The cuts will eliminate 4000 jobs over the next eighteen months or so.  Employee pensions are also threatened. “ No hospital system in the country is exempt from the crushing economics facing the health care industry” says New York City’s billionaire mayor, Michael Bloomberg.  What is exempt is the stolen wealth social parasites like him accumulate through speculation and other useless activity.  It is incredible that the term “class warfare” can be thrown around by the highly censored US mass media any time we raise the issue of defending social services or when we blame the rich (the real culprits) for the crisis in society, yet what we have in reality is a ferocious class war against workers and the middle class being waged by Bloomberg and his class colleagues.

This violence being waged against some of the more vulnerable of us by the capitalist class and their state is intensifying as government aid drops to public hospital systems just as the need for it, also caused by Bloomberg and his pals, increases. Health care, education, all public services have to be savaged in order to pay for the bail outs and the millions of dollars in interest that will be have to be paid by the US taxpayer to money lenders to cover the costs of borrowing over the next decades. The public heath system in the US is bad enough as it is and it is being driven even further in to crisis.

“The problem is a combination of growing demand for health care and under insured” says Larry Gage, president of the National Association of Public Hospitals and Health systems.  But this is not the problem it is a by- product of the problem----a failed social system.  The problem is that the health industry in the US is actually a sickness industry, it profits from sickness and sickness is what drives it. In 2002, profits for pharmaceutical companies accounted for 55% of all Fortune 500 companies profits.  CEO William Mcguire of United Health Group was compensated (I use the term “compensated” as he didn’t earn it) $124 million in 2004. This money could have paid 833 doctors at “typical” 2007 salaries or could run one reasonable sized community hospital for a year. This is made all the easier by their friends in Washington. Between 1998 and 2005, the pharmaceutical industry spent $675 million in federal lobbying (bribing).

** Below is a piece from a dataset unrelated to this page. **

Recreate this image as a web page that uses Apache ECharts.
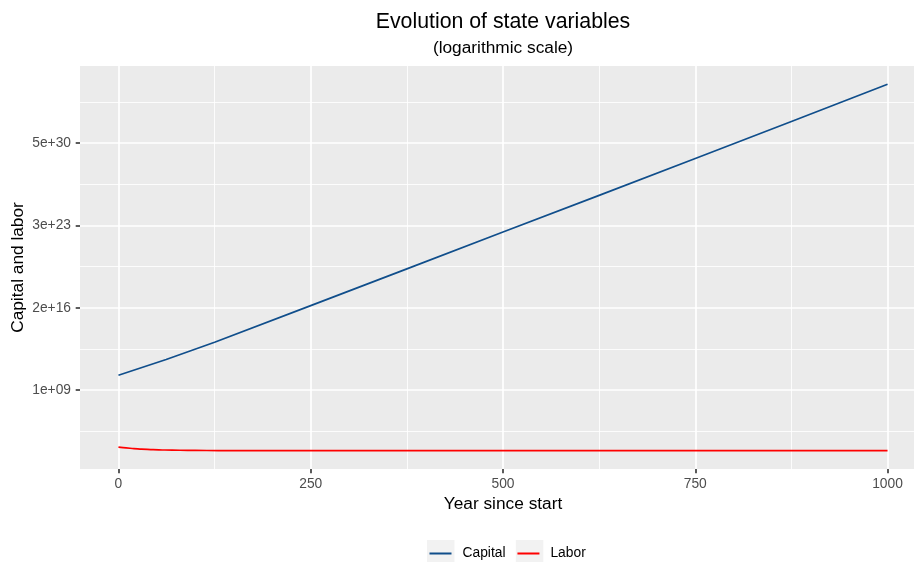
<!DOCTYPE html>
<html>
<head>
<meta charset="utf-8">
<script src="https://cdn.jsdelivr.net/npm/echarts@6/dist/echarts.min.js"></script>
<style>
  html, body { margin: 0; padding: 0; background: #fff; overflow: hidden; width: 914px; height: 562px; }
  #chart { width: 940px; height: 562px; }
</style>
</head>
<body>
<div id="chart"></div>
<script>
// ---- Data ----
const capitalYears  = [0, 62, 125, 250, 375, 500, 625, 750, 875, 1000];
const capitalValues = [2.04e10, 4.9e11, 1.58e13, 2.57e16, 4.27e19, 7.24e22, 1.20e26, 2.04e29, 3.55e32, 6.46e35];

const laborYears  = [0, 10, 20, 30, 45, 60, 80, 100, 130, 175, 250, 500, 750, 1000];
const laborValues = [1.02e4, 8.7e3, 7.6e3, 6.8e3, 6.2e3, 5.75e3, 5.45e3, 5.25e3, 5.1e3, 5.05e3, 5.0e3, 5.0e3, 5.0e3, 5.0e3];

const xTickValues  = [0, 250, 500, 750, 1000];
const xTickLabels  = ['0', '250', '500', '750', '1000'];
const xMinorValues = [125, 375, 625, 875];

const yTickValues  = [1e9, 1.66e16, 2.75e23, 4.57e30];
const yTickLabels  = ['1e+09', '2e+16', '3e+23', '5e+30'];

// ---- Build options ----
const lg = v => Math.log10(v);
const capData = capitalYears.map((x, i) => [x, lg(capitalValues[i])]);
const labData = laborYears.map((x, i) => [x, lg(laborValues[i])]);

const allLog = capData.concat(labData).map(d => d[1]);
const lo = Math.min(...allLog), hi = Math.max(...allLog);
const pad = (hi - lo) * 0.05;
const yMin = lo - pad, yMax = hi + pad;

const yMajor = yTickValues.map(lg);
const half = (yMajor[1] - yMajor[0]) / 2;
const yMinor = [yMajor[0] - half];
for (let i = 0; i < yMajor.length - 1; i++) yMinor.push((yMajor[i] + yMajor[i + 1]) / 2);
yMinor.push(yMajor[yMajor.length - 1] + half);

const FONT = '"Liberation Sans", Arial, Helvetica, sans-serif';
const chart = echarts.init(document.getElementById('chart'), null, { renderer: 'canvas' });

const option = {
  backgroundColor: '#ffffff',
  animation: false,
  textStyle: { fontFamily: FONT },
  title: [
    { text: 'Evolution of state variables', left: 498, top: 7, textAlign: 'center',
      textStyle: { fontFamily: FONT, fontSize: 21.3, fontWeight: 'normal', color: '#000' } },
    { text: '(logarithmic scale)', left: 498, top: 35, textAlign: 'center',
      textStyle: { fontFamily: FONT, fontSize: 17.3, fontWeight: 'normal', color: '#000' } }
  ],
  grid: { left: 80, right: 14, top: 66, bottom: 93, show: true, backgroundColor: '#EBEBEB', borderWidth: 0,
          containLabel: false, outerBoundsMode: 'none' },
  legend: {
    data: ['Capital', 'Labor'],
    left: 429.5, top: 546.5, padding: 0,
    icon: 'rect', itemWidth: 22, itemHeight: 2, itemGap: 12,
    textStyle: { fontFamily: FONT, fontSize: 13.8, color: '#000', padding: [0, 0, 0, 6], lineHeight: 14 }
  },
  graphic: [
    { type: 'rect', shape: { x: 427, y: 540, width: 27.5, height: 26 }, style: { fill: '#F2F2F2' }, silent: true },
    { type: 'rect', shape: { x: 515.8, y: 540, width: 27.5, height: 26 }, style: { fill: '#F2F2F2' }, silent: true }
  ],
  xAxis: [
    {
      type: 'value', min: -50, max: 1050, position: 'bottom',
      name: 'Year since start', nameLocation: 'middle', nameGap: 27,
      nameTextStyle: { fontFamily: FONT, fontSize: 17.3, color: '#000' },
      axisLine: { show: false, onZero: false },
      axisTick: { show: true, length: 4.3, customValues: xTickValues, lineStyle: { color: '#333333', width: 1.6 } },
      axisLabel: { customValues: xTickValues, margin: 8, color: '#4D4D4D', fontSize: 13.8, fontFamily: FONT,
        formatter: v => xTickLabels[xTickValues.indexOf(v)] },
      splitLine: { show: true, lineStyle: { color: '#FFFFFF', width: 1.7 } }
    },
    {
      type: 'value', min: -50, max: 1050, position: 'top',
      axisLine: { show: false, onZero: false }, axisLabel: { show: false },
      axisTick: { show: false, customValues: xMinorValues },
      splitLine: { show: true, lineStyle: { color: '#FFFFFF', width: 0.85 } }
    }
  ],
  yAxis: [
    {
      type: 'value', min: yMin, max: yMax, position: 'left',
      name: 'Capital and labor', nameLocation: 'middle', nameGap: 53, nameRotate: 90, nameMoveOverlap: false,
      nameTextStyle: { fontFamily: FONT, fontSize: 17.3, color: '#000' },
      axisLine: { show: false, onZero: false },
      axisTick: { show: true, length: 4.3, customValues: yMajor, lineStyle: { color: '#333333', width: 1.6 } },
      axisLabel: { customValues: yMajor, margin: 9, color: '#4D4D4D', fontSize: 13.8, fontFamily: FONT,
        formatter: v => { let k = 0, b = Infinity; yMajor.forEach((m, i) => { if (Math.abs(m - v) < b) { b = Math.abs(m - v); k = i; } }); return yTickLabels[k]; } },
      splitLine: { show: true, lineStyle: { color: '#FFFFFF', width: 1.7 } }
    },
    {
      type: 'value', min: yMin, max: yMax, position: 'right',
      axisLine: { show: false, onZero: false }, axisLabel: { show: false },
      axisTick: { show: false, customValues: yMinor },
      splitLine: { show: true, lineStyle: { color: '#FFFFFF', width: 0.85 } }
    }
  ],
  series: [
    { name: 'Capital', type: 'line', data: capData, showSymbol: false, xAxisIndex: 0, yAxisIndex: 0,
      lineStyle: { color: '#104E8B', width: 1.7 }, itemStyle: { color: '#104E8B' }, z: 3 },
    { name: 'Labor', type: 'line', data: labData, showSymbol: false, smooth: 0.3, smoothMonotone: 'x', xAxisIndex: 0, yAxisIndex: 0,
      lineStyle: { color: '#FF0000', width: 1.7 }, itemStyle: { color: '#FF0000' }, z: 3 }
  ]
};
chart.setOption(option);
</script>
</body>
</html>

Meanwhile, what is already one of the most backward health systems in the industrial world will kill yet more people.  The Bloomberg’s, Gates’ Buffett’s and other top dogs of the capitalist class of this world are murderers.  Thousands upon thousands of people die each year in the US and throughout the world due to inadequate health care that is not provided by the system they champion and propagate.  The health system alone is a human catastrophe of immense proportions, not to mention Katrina, an almost forgotten catastrophe, a product of the free market not of the natural world. Then there are the predatory wars of course---the list is a long one.

Unfortunately, the response from the heads of organized Labor to these announcements are the usual pathetic compromises.  “We are aware of the potential for cutbacks in services that could affect our members and we are working closely with our state and city legislators to avoid these devastating cuts.” This is the measured response from Lillian Roberts executive director of AFSCME District Council 37 in NYC; not much anger there.  AFSCME DC 37 has over 125,000 workers in it and  along with the other Unions, notably the Teamsters and the Teachers Unions, could paralyze this center of world finance. They should be working "against" the legislators, not with them.

What has been referred to as the “sickness industrial complex” on this blog will only be able to serve people, only be able to become a true health service, when it is taken out of the hands of the private sector; when its day to day operation is managed by the doctors, nurses, patients and the communities it serves as opposed to a few thousand speculators. This in turn cannot be successful until capital, which along with Labor, is the lifeblood of production, is also taken in to public ownership and its allocation and its use is determined collectively by those who create it and the majority of society that needs it.  The financial industry, banks, finance houses etc. (not individuals savings accounts) must be taken in to public ownership, and the surplus value our Labor creates and the allocation of it, must be determined in a planned and rational way through a democratic socialist economic/political alternative to this dictatorship of capital that we live in.